→ STATED TASK:
In the records that follow, the lines from the one containing "Write the React, TypeScript" to the one containing "Chart.register(...registerables);", inclusive, are to be given again exactly.

→ RECORDED DATA:
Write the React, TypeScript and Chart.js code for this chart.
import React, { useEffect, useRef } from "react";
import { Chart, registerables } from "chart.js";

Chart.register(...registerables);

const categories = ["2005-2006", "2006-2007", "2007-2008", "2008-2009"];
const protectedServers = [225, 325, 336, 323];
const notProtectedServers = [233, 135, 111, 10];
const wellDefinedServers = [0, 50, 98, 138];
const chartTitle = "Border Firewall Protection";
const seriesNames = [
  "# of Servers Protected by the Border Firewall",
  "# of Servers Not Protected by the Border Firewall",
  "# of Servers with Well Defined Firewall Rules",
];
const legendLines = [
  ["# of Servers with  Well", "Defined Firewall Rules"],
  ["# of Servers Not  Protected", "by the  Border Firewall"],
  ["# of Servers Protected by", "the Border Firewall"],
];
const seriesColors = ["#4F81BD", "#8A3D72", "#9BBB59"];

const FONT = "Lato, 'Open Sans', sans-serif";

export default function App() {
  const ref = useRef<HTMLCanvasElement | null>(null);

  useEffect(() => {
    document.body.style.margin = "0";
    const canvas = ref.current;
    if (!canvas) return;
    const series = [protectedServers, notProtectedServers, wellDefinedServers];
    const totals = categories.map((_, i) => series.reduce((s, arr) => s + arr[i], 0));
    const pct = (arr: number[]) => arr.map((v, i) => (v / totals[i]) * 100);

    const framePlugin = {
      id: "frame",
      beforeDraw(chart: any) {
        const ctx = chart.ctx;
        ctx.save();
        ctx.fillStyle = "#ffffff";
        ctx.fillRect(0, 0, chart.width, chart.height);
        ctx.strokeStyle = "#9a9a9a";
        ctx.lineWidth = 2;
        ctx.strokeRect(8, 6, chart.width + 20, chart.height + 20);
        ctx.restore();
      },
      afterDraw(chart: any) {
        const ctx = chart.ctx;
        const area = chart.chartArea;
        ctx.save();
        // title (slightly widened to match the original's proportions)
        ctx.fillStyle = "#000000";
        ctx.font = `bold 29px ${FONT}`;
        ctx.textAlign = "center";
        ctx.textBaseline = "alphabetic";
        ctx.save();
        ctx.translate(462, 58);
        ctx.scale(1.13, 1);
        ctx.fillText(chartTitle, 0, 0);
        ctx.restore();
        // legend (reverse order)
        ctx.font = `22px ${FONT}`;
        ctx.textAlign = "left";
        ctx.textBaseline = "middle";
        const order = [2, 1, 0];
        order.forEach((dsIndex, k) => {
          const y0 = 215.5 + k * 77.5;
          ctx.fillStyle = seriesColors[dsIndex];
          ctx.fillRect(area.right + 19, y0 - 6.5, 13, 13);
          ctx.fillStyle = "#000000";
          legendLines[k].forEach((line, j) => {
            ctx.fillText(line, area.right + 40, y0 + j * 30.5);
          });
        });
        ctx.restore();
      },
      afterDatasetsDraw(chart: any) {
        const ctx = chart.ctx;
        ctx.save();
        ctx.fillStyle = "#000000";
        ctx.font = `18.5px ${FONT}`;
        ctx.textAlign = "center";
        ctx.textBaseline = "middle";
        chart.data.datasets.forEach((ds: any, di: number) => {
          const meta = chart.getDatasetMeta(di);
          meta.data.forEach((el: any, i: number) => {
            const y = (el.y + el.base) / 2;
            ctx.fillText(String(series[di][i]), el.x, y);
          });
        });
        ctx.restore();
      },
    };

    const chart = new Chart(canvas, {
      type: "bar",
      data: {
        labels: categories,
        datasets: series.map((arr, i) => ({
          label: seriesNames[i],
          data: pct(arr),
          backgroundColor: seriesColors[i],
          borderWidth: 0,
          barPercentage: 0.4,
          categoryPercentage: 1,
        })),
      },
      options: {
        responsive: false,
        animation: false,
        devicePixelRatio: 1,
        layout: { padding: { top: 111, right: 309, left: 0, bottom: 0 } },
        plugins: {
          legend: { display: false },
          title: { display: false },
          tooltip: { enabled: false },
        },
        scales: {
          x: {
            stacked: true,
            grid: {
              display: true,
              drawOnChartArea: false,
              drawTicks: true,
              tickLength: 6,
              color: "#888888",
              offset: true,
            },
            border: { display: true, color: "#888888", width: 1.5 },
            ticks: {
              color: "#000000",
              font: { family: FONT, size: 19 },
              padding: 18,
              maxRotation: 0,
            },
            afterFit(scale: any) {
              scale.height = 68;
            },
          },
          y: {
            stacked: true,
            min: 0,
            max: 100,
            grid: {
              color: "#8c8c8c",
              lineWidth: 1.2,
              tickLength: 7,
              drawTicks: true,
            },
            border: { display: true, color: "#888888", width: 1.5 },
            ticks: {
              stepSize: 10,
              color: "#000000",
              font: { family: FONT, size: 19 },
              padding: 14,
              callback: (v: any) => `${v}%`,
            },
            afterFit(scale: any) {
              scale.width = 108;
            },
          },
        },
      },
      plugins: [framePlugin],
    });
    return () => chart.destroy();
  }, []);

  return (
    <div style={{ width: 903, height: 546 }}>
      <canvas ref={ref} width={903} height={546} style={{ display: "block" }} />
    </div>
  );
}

...

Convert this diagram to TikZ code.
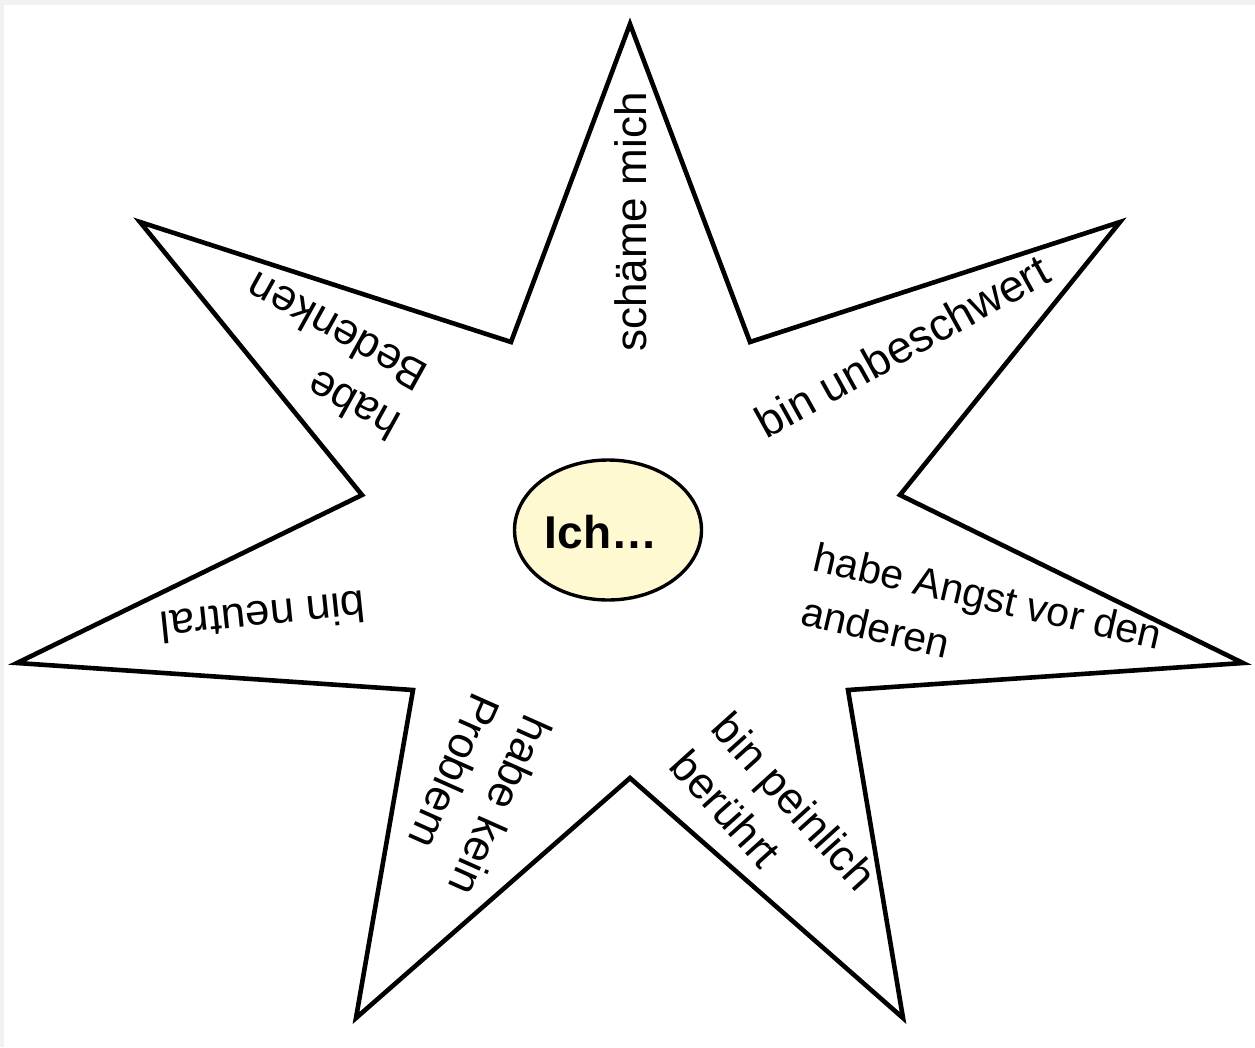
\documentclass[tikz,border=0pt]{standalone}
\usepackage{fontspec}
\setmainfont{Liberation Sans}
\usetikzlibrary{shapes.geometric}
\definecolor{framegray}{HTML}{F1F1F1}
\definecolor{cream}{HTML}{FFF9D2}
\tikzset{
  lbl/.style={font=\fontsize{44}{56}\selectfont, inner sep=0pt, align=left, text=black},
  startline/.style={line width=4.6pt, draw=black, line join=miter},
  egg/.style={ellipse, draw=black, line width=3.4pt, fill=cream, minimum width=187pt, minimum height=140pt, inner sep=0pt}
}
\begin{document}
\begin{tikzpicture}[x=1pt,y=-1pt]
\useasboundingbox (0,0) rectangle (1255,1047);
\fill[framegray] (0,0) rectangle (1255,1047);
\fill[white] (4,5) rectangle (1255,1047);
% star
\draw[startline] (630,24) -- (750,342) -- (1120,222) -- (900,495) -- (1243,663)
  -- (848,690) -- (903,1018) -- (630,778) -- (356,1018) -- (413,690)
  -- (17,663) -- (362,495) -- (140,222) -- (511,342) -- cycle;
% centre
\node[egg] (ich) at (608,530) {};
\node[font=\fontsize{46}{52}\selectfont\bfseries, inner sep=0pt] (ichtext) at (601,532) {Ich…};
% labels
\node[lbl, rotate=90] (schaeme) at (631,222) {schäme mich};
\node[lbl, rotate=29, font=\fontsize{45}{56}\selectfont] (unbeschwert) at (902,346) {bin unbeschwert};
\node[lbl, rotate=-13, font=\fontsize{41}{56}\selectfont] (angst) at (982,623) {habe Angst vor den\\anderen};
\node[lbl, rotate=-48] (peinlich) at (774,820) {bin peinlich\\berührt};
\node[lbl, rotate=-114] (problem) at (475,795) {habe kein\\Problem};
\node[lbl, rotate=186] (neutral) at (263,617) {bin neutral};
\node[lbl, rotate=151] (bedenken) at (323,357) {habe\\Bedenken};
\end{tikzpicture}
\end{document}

--

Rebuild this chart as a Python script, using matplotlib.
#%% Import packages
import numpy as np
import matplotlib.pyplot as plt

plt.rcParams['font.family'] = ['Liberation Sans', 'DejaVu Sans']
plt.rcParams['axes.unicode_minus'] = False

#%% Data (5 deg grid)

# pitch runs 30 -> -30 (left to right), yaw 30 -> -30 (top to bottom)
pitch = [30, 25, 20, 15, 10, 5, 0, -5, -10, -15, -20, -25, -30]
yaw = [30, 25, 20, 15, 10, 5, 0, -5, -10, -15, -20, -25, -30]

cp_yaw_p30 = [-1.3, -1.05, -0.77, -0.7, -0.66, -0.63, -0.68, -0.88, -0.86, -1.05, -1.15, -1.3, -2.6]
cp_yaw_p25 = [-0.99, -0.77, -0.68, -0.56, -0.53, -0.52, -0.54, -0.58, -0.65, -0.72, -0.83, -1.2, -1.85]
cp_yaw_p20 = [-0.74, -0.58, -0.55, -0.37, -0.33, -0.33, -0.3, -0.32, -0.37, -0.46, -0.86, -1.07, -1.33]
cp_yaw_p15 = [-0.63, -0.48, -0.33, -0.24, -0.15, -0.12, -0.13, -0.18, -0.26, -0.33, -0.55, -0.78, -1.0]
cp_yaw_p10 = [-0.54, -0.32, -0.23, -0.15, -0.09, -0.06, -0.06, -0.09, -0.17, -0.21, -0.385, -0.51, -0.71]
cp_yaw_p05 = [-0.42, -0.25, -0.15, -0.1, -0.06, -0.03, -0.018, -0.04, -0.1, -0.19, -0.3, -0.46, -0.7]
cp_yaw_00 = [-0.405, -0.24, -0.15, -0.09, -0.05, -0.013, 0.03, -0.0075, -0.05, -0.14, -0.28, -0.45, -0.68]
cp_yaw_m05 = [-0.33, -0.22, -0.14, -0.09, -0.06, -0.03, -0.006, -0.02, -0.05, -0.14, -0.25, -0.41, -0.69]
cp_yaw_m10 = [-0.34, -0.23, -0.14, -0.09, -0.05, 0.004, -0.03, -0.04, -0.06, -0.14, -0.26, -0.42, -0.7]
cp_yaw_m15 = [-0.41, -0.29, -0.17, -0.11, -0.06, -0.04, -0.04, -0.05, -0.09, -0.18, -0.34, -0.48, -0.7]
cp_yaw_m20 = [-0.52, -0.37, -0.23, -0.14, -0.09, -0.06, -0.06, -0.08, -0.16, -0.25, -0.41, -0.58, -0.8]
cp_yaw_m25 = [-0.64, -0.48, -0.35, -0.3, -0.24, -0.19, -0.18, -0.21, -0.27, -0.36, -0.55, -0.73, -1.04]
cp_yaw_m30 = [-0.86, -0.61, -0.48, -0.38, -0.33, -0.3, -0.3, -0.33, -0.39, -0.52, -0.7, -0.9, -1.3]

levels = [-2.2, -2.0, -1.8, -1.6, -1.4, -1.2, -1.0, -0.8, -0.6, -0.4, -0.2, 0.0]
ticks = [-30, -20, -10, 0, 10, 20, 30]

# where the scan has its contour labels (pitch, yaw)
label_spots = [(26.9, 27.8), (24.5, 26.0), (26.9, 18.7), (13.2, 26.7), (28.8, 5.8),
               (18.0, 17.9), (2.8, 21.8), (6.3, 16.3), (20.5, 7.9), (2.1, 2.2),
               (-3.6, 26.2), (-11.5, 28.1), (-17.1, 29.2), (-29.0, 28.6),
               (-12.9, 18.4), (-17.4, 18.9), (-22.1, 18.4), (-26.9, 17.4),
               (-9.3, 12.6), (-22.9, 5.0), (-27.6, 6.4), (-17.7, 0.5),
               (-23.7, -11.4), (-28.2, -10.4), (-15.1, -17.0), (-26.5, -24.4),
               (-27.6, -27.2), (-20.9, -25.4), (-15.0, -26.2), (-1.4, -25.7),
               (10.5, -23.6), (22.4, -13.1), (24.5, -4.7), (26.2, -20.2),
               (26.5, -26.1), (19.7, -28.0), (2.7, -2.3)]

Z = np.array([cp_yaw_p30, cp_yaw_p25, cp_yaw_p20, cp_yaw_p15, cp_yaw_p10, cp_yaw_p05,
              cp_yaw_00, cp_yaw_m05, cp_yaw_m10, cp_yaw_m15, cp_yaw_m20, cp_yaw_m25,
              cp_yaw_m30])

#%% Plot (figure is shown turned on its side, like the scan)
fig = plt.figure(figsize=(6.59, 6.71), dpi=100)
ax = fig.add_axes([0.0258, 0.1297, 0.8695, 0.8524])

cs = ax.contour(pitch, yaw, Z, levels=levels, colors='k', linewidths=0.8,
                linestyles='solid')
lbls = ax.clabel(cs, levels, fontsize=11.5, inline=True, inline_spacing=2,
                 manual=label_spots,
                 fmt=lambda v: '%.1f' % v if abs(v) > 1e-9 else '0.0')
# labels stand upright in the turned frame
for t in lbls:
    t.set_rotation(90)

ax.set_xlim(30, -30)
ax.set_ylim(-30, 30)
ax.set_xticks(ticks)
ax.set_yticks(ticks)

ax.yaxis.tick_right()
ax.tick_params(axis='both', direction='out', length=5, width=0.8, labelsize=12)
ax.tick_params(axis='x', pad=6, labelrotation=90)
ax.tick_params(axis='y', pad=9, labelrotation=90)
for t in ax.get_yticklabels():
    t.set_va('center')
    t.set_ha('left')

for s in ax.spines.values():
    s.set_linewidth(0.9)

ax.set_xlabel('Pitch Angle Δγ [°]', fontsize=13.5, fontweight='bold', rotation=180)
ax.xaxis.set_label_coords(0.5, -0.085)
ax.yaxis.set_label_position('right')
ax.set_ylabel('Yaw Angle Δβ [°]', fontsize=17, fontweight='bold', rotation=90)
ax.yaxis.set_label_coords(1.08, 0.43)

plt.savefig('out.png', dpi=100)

→ RESPONSE:
Write the React, TypeScript and Chart.js code for this chart.
import React, { useEffect, useRef } from "react";
import { Chart, registerables } from "chart.js";

Chart.register(...registerables);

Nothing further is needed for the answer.